Осташвили был арестован, чтобы — в первый и последний раз в России — предстать перед судом на процессе об антисемитизме. Общественным обвинителем был Черниченко, курчаткинские очки демонстрировались на этом Нюрнберге как улика, свидетельствующая о наступлении русского фашизма. Осташвили получил срок; в апреле 1991-го его нашли в удавке в нужнике — «по заказу», считает Проханов. Это сомнительное самоубийство произвело на него «ужасное впечатление». В высшей степени сочувственное отношение к Осташвили, имя которого всеми известными лично мне людьми в тот момент употреблялось как абсолютный синоним слова «Гитлер», дает представление о стремительно меняющемся круге его общения тех лет. Неудивительно, что злосчастного Курчаткина выставляют из редколлегии «СоЛи», в то время как уцелевшие всячески демонизируют своего экс-коллегу на каждой планерке как «человека, из-за очков которого повесили Осташвили».
В чем вообще состояла редакционная политика «СоЛи»? «Я должен был печатать то, что появлялось в ту пору в литературе, то есть работы скорее перестроечные, других просто не было. Тут же пошли гневные отклики из-за границы от старых коммунистов, которые восприняли перестройку как крушение их идеалов.
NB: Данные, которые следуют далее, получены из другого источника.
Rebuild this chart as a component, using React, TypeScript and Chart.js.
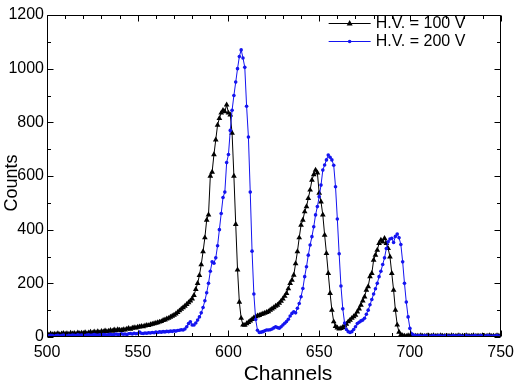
import React, { useEffect, useRef } from "react";
import { Chart, registerables } from "chart.js";

Chart.register(...registerables);

// ---- data ----
const CH_START = 500; // first channel; one value per channel
const X_TICKS = [500, 550, 600, 650, 700, 750];
const Y_TICKS = [0, 200, 400, 600, 800, 1000, 1200];
const SERIES_NAMES = ["H.V. = 100 V", "H.V. = 200 V"];
const X_TITLE = "Channels";
const Y_TITLE = "Counts";

const HV100 = [
  10, 8, 12, 9, 11, 10, 13, 9, 12, 14,
  11, 13, 10, 15, 12, 14, 11, 16, 13, 15,
  14, 17, 13, 16, 18, 15, 19, 17, 20, 16,
  21, 19, 23, 20, 22, 25, 22, 27, 24, 28,
  26, 25, 28, 27, 30, 32, 29, 33, 35, 34,
  37, 38, 40, 39, 42, 44, 43, 46, 48, 50,
  52, 54, 56, 58, 62, 64, 68, 70, 74, 78,
  82, 86, 92, 98, 104, 110, 115, 122, 128, 135,
  142, 155, 178, 200, 230, 270, 318, 370, 436, 455,
  600, 615, 680, 735, 790, 815, 835, 845, 840, 865,
  835, 828, 760, 600, 420, 250, 130, 70, 45, 44,
  50, 55, 60, 66, 72, 76, 79, 81, 84, 86,
  89, 92, 95, 100, 105, 110, 115, 119, 126, 134,
  142, 152, 163, 180, 200, 212, 231, 274, 318, 370,
  417, 436, 467, 486, 517, 548, 585, 605, 622, 612,
  536, 504, 455, 380, 312, 237, 163, 100, 57, 40,
  34, 30, 32, 36, 42, 48, 57, 63, 70, 76,
  82, 94, 105, 119, 135, 150, 175, 188, 225, 237,
  287, 305, 324, 349, 361, 355, 368, 349, 330, 299,
  237, 175, 100, 45, 18, 8, 5, 4, 3, 5,
  4, 5, 3, 4, 4, 3, 5, 4, 3, 4,
  5, 3, 4, 5, 3, 4, 3, 5, 4, 3,
  4, 4, 3, 5, 4, 3, 4, 5, 3, 4,
  3, 5, 4, 3, 4, 5, 3, 4, 4, 3,
  5, 4, 3, 4, 5, 3, 4, 3, 5, 4,
  3,
];

const HV200 = [
  5, 4, 6, 5, 3, 5, 6, 4, 5, 7,
  5, 4, 6, 5, 7, 6, 5, 8, 6, 7,
  6, 5, 7, 8, 6, 7, 9, 7, 6, 8,
  7, 9, 8, 7, 9, 10, 8, 9, 11, 9,
  10, 12, 10, 11, 9, 12, 13, 11, 14, 12,
  13, 18, 14, 13, 15, 14, 16, 15, 17, 16,
  18, 17, 19, 18, 20, 19, 21, 20, 22, 21,
  23, 22, 24, 25, 27, 26, 30, 38, 50, 57,
  45, 45, 52, 63, 75, 90, 110, 135, 165, 200,
  245, 280, 275, 295, 340, 400, 460, 520, 540, 650,
  680, 770, 845, 900, 950, 1000, 1045, 1070, 1040, 1005,
  860, 745, 540, 320, 160, 65, 25, 17, 18, 20,
  23, 26, 26, 27, 30, 34, 38, 35, 33, 38,
  45, 51, 58, 66, 78, 88, 94, 90, 107, 125,
  150, 181, 225, 262, 305, 343, 374, 411, 455, 486,
  523, 566, 622, 641, 660, 678, 670, 660, 640, 560,
  440, 310, 190, 105, 52, 28, 20, 17, 20, 28,
  38, 50, 55, 60, 63, 70, 85, 100, 120, 140,
  160, 180, 200, 225, 245, 270, 295, 330, 355, 365,
  368, 352, 375, 384, 370, 345, 280, 200, 130, 75,
  32, 12, 7, 5, 4, 5, 4, 3, 5, 4,
  4, 3, 4, 5, 3, 4, 5, 4, 3, 4,
  5, 4, 3, 4, 5, 4, 3, 5, 4, 3,
  4, 5, 4, 3, 4, 4, 5, 3, 4, 5,
  4, 3, 4, 5, 4, 3, 4, 4, 5, 3,
  4,
];

const BLACK = "#000000";
const BLUE = "#1414f0";
const FONT = "'Liberation Sans', Arial, Helvetica, sans-serif";

const toPoints = (arr: number[]) => arr.map((v, i) => ({ x: CH_START + i, y: v }));

const frameAndLegend = {
  id: "frameAndLegend",
  afterDraw(chart: any) {
    const { ctx, chartArea: a, scales } = chart;
    const xs = scales.x;
    const ys = scales.y;
    ctx.save();
    ctx.strokeStyle = "#000";
    ctx.lineWidth = 1;
    const L = Math.round(a.left) + 0.5;
    const R = Math.round(a.right) - 0.5;
    const T = Math.round(a.top) + 0.5;
    const B = Math.round(a.bottom) - 0.5;
    ctx.beginPath();
    ctx.rect(L, T, R - L, B - T);
    ctx.stroke();
    ctx.beginPath();
    for (let v = X_TICKS[0]; v <= X_TICKS[X_TICKS.length - 1]; v += 10) {
      const major = X_TICKS.includes(v);
      const len = major ? 6 : 3.5;
      const px = Math.round(xs.getPixelForValue(v)) + 0.5;
      ctx.moveTo(px, B);
      ctx.lineTo(px, B - len);
      ctx.moveTo(px, T);
      ctx.lineTo(px, T + len);
    }
    for (let v = Y_TICKS[0]; v <= Y_TICKS[Y_TICKS.length - 1]; v += 100) {
      const major = Y_TICKS.includes(v);
      const len = major ? 6 : 3.5;
      const py = Math.round(ys.getPixelForValue(v)) + 0.5;
      ctx.moveTo(L, py);
      ctx.lineTo(L + len, py);
      ctx.moveTo(R, py);
      ctx.lineTo(R - len, py);
    }
    ctx.stroke();

    // axis titles
    ctx.fillStyle = "#000";
    ctx.textAlign = "center";
    ctx.textBaseline = "alphabetic";
    ctx.font = `21px ${FONT}`;
    ctx.fillText(X_TITLE, 288, 380);
    ctx.save();
    ctx.translate(17, 183);
    ctx.rotate(-Math.PI / 2);
    ctx.font = `18px ${FONT}`;
    ctx.fillText(Y_TITLE, 0, 0);
    ctx.restore();

    // legend inside top-right
    const rows = [
      { name: SERIES_NAMES[0], color: BLACK, tri: true },
      { name: SERIES_NAMES[1], color: BLUE, tri: false },
    ];
    const lx0 = a.right - 172;
    const lx1 = lx0 + 42;
    rows.forEach((r, i) => {
      const yy = a.top + 8 + i * 18;
      ctx.strokeStyle = r.color;
      ctx.fillStyle = r.color;
      ctx.lineWidth = 1;
      ctx.beginPath();
      ctx.moveTo(lx0, yy + 0.5);
      ctx.lineTo(lx1, yy + 0.5);
      ctx.stroke();
      const cx = (lx0 + lx1) / 2;
      ctx.beginPath();
      if (r.tri) {
        ctx.moveTo(cx, yy - 3);
        ctx.lineTo(cx + 3, yy + 2.5);
        ctx.lineTo(cx - 3, yy + 2.5);
        ctx.closePath();
      } else {
        ctx.arc(cx, yy + 0.5, 1.8, 0, Math.PI * 2);
      }
      ctx.fill();
      ctx.fillStyle = "#000";
      ctx.font = `16px ${FONT}`;
      ctx.textBaseline = "middle";
      ctx.textAlign = "left";
      ctx.fillText(r.name, lx1 + 5, yy + 1);
    });
    ctx.restore();
  },
};

export default function App() {
  const ref = useRef<HTMLCanvasElement | null>(null);
  useEffect(() => {
    if (!ref.current) return;
    const chart = new Chart(ref.current, {
      type: "line",
      data: {
        datasets: [
          {
            label: SERIES_NAMES[1],
            data: toPoints(HV200),
            borderColor: BLUE,
            backgroundColor: BLUE,
            borderWidth: 1,
            pointStyle: "circle",
            pointRadius: 1.8,
            pointBorderWidth: 0,
            pointBackgroundColor: BLUE,
            tension: 0,
            order: 0,
          },
          {
            label: SERIES_NAMES[0],
            data: toPoints(HV100),
            borderColor: BLACK,
            backgroundColor: BLACK,
            borderWidth: 1,
            pointStyle: "triangle",
            pointRadius: 3.3,
            pointBorderWidth: 0,
            pointBackgroundColor: BLACK,
            tension: 0,
            order: 1,
          },
        ],
      },
      options: {
        responsive: false,
        animation: false,
        devicePixelRatio: 1,
        layout: { padding: { top: 15, right: 15, left: 0, bottom: 0 } },
        plugins: { legend: { display: false }, tooltip: { enabled: false } },
        scales: {
          x: {
            type: "linear",
            min: 500,
            max: 750,
            afterFit: (s: any) => {
              s.height = 47;
            },
            afterBuildTicks: (s: any) => {
              s.ticks = X_TICKS.map((v) => ({ value: v }));
            },
            ticks: {
              color: "#000",
              font: { family: FONT, size: 16 },
              padding: 6,
              maxRotation: 0,
              autoSkip: false,
              callback: (v: any) => String(v),
            },
            grid: { display: false, drawTicks: false },
            border: { display: false },
            title: { display: false },
          },
          y: {
            type: "linear",
            min: 0,
            max: 1200,
            afterFit: (s: any) => {
              s.width = 47;
            },
            afterBuildTicks: (s: any) => {
              s.ticks = Y_TICKS.map((v) => ({ value: v }));
            },
            ticks: {
              color: "#000",
              font: { family: FONT, size: 16 },
              padding: 3,
              autoSkip: false,
              callback: (v: any) => String(v),
            },
            grid: { display: false, drawTicks: false },
            border: { display: false },
            title: { display: false },
          },
        },
      },
      plugins: [frameAndLegend],
    } as any);
    return () => chart.destroy();
  }, []);
  return (
    <div style={{ position: "absolute", left: 0, top: 0, width: 520, height: 384, background: "#fff" }}>
      <canvas ref={ref} width={520} height={384} style={{ display: "block", width: 520, height: 384 }} />
    </div>
  );
}
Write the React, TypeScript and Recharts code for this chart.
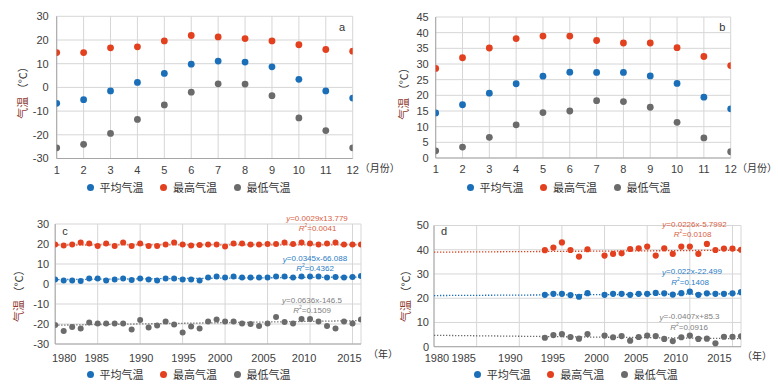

Но поскольку это было брюзжание людей, получавших журналы бесплатно, я продолжал гнуть свою линию; были отказы от печатания в журнале».
Интересно свидетельство Дугина о тех годах. «Своим знакомством с Александром Прохановым я обязан Юрию Мамлееву… Вернувшись из глупой эмиграции в перестройку, крестясь на фонарные столбы и облизываясь на любимые русские московские лица, как на пасхальные яйца, Мамлеев своим классическим полушепотом сообщил мне в конце 80-х: „А вы знаете, Саша, что Проханов „наш“…“ „Как „наш“?“ — удивился я. Мне казалось, что он по ту сторону баррикад, кадровый, человек, покорно и безропотно обслуживающий догнивавшую Систему. „Проханов же — просоветский писатель, а эти писатели должны быть повешены на фонарях, они погубили великую Россию“, — я был антикоммунистом тогда. „Нет-нет, вы ошибаетесь, — продолжал уверять меня Мамлеев, — он все-таки „наш“, „потаенный“, „обособленный“… „Проханов любит Россию, он хороший, давайте познакомимся“. Я поверил Юрию Витальевичу и пошел в журнал „Советская литература“ к Проханову“. Там сидел Александр Андреевич, и знакомились мы с ним странно, с легким наездом. Он был такой советский начальник, а я — молодой человек, ничего не опубликовавший в российской прессе. Он говорит: „Я главный редактор“. — „А я Дугин“, — и думаю, что б еще сказать. И говорю: „Я друг Мамлеева“. Тут Проханов как-то подумал и говорит: „И я друг Мамлеева“. И это нас уравняло: мы — друзья Мамлеева. Он, будучи всем, а я никем, быстро стали на равных. Мне было весело, и ему, по-моему, тоже».
«Я помню, у него на пальце был исламский, суфийский перстень, который он снял с какого-то заколотого или повешенного моджахеда в Афганистане. Я на него обратил внимание и спросил: „Вы же воевали на стороне безбожной атеистической советской государственности… интернациональный долг… что вы носите, так сказать, регалии совсем другой линии, традиционного общества, которое воевало с вами?“. На что он, как-то так присвистнув, сказал: „Мне и те и те нравятся“. Это меня очень поразило, он уже тогда мыслил в категориях не белых и не красных, над врагами и друзьями».
«После нашей встречи я смутно почувствовал, что Мамлеев был прав».